## Problem description
Search the records for "Output". Copy every line where it appears.

↓

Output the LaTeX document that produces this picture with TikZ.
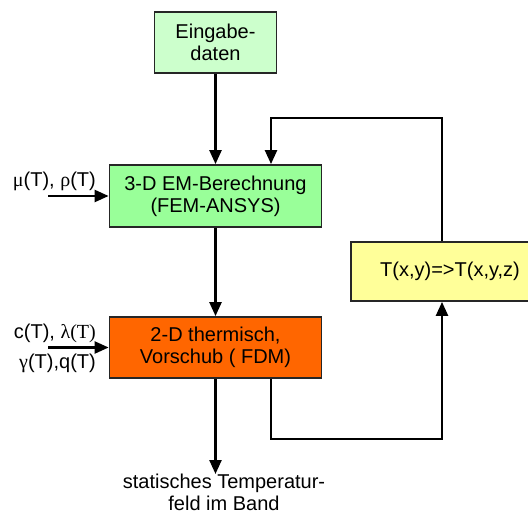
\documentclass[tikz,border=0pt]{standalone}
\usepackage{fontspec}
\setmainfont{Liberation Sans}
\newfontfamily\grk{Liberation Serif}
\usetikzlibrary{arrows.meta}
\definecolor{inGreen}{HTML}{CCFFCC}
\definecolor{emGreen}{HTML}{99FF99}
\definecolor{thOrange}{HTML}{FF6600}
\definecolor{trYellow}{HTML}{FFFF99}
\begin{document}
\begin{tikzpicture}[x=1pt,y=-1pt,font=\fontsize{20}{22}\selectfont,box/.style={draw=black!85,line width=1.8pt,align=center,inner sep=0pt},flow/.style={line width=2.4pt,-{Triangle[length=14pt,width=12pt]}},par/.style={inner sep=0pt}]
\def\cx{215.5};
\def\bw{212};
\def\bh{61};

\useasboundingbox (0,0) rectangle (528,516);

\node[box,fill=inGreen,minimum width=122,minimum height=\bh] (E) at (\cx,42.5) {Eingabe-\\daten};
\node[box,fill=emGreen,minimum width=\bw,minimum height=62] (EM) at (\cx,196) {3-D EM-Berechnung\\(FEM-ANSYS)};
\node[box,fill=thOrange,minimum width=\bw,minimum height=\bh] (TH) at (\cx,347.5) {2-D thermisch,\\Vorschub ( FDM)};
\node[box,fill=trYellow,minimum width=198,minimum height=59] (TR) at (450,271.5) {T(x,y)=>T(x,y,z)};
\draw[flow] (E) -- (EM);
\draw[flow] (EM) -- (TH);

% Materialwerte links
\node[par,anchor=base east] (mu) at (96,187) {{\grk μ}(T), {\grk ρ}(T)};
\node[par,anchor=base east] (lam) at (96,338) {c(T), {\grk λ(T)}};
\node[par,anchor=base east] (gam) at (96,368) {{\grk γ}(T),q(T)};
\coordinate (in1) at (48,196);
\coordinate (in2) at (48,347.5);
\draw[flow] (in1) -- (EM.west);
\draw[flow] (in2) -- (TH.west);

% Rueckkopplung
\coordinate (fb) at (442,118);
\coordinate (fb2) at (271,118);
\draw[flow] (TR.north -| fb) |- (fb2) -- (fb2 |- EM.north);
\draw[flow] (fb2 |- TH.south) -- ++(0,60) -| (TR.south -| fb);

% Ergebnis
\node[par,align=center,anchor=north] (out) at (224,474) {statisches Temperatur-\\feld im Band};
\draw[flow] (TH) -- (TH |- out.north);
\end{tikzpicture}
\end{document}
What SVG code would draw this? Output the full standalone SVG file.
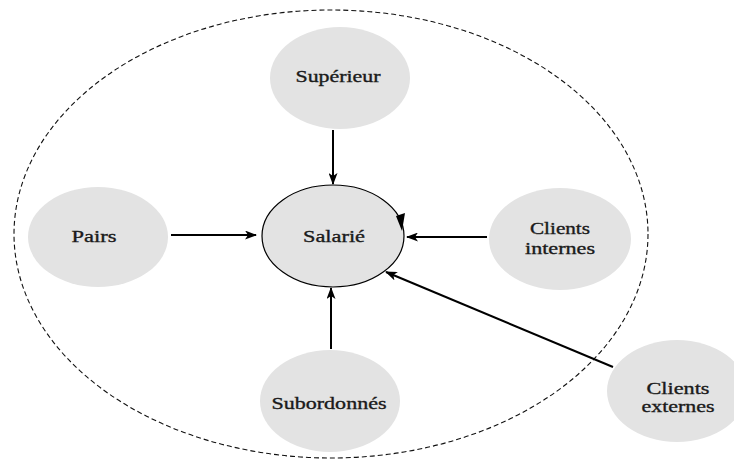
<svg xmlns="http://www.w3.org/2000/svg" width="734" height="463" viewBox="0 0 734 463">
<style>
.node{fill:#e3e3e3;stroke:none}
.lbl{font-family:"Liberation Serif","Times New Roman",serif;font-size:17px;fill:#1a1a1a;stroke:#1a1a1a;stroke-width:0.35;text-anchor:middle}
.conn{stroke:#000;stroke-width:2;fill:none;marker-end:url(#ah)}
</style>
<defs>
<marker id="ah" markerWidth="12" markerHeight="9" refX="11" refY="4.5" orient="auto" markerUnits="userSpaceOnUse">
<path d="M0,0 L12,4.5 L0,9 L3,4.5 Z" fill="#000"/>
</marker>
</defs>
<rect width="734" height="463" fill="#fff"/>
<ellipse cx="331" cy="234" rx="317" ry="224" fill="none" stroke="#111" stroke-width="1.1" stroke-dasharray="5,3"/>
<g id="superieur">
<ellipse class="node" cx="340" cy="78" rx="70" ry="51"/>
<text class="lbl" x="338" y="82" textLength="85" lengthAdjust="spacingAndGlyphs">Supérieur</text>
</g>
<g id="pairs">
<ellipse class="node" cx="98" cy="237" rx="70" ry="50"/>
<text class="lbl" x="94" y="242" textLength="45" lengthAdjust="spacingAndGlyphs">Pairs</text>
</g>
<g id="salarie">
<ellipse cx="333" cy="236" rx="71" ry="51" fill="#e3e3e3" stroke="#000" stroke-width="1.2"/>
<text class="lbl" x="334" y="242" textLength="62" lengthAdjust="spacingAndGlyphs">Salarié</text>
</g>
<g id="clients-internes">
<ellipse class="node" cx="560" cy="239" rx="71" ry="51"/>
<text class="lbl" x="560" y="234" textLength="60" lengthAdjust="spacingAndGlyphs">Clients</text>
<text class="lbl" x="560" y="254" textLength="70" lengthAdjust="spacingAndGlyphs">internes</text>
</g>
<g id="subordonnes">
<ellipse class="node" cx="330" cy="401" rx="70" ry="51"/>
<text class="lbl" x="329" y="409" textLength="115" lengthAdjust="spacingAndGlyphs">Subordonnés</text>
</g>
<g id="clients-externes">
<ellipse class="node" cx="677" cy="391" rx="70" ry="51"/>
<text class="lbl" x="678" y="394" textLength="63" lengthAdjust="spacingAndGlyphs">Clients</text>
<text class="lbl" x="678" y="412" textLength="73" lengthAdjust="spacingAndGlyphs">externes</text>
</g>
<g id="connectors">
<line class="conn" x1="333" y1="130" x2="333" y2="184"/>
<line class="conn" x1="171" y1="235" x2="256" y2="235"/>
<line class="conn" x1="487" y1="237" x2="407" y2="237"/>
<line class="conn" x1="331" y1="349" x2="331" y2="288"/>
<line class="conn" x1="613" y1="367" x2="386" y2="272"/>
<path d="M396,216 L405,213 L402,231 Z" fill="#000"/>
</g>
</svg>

↑

## Task solution
Output the LaTeX document that produces this picture with TikZ.
What SVG code would draw this? Output the full standalone SVG file.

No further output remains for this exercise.